Pipeline
Like most compilers, TinyGo is a compiler built as a pipeline of transformations that each translate an input to a simpler output version (also called lowering). However, most of these part are not in TinyGo itself. The frontend is mostly implemented by external Go libraries, and most optimizations and code generation is implemented by LLVM.
This is roughly the pipeline for TinyGo:
- Lexing, parsing, and typechecking is done by packages in the standard library and in the golang.org/x/tools/go library.
- SSA construction (a very important step) is done by the golang.org/x/tools/go/ssa package.

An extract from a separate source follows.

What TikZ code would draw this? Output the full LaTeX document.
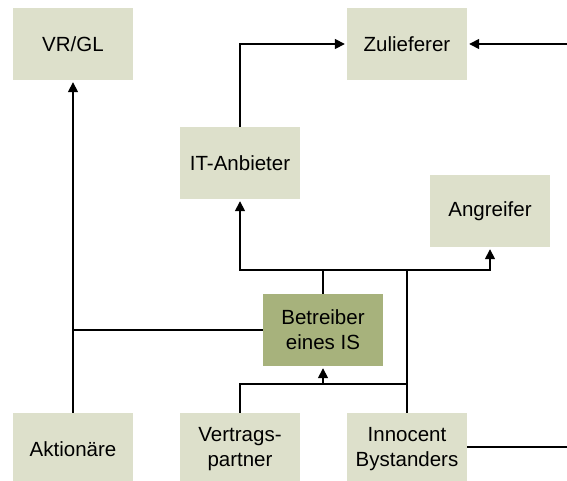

- The Go SSA is then transformed into LLVM IR by the compiler package. Both forms are SSA, but because Go SSA is higher level and contains Go-specific constructs (like interfaces and goroutines) this is non-trivial. However, the vast majority of the work is simply lowering the available Go SSA into LLVM IR, possibly calling some runtime library intrinsics in the process (for example, operations on maps).
- Go does a lot of initialization at runtime, which is really bad for code size. This includes all global variables: they are all initialized at runtime, not at compile time like C. So TinyGo interprets these functions at compile time as far as it is able to.
- The resulting IR is then first optimized by a mixture of handpicked LLVM
optimization passes, TinyGo-specific
optimizations (escape analysis,
string
-to-[]byte
optimizations, etc.) and custom lowering. For example, this is the time when interfaces are lowered to their final form to benefit from the optimizations already done until that point. - This LLVM IR is then optimized by the LLVM optimizer, which has a large array of standard optimization passes. This is the standard optimization pipeline as is also used by Clang.
- After all optimizations have run, a few fixups are needed for AVR for globals, because AVR has separate address spaces for flash and RAM. This is implemented by the compiler package.
- Finally, the resulting machine code is emitted by LLVM to an object file.
This is just the compiler. TinyGo can also automatically link the file and flash it to a device, if needed.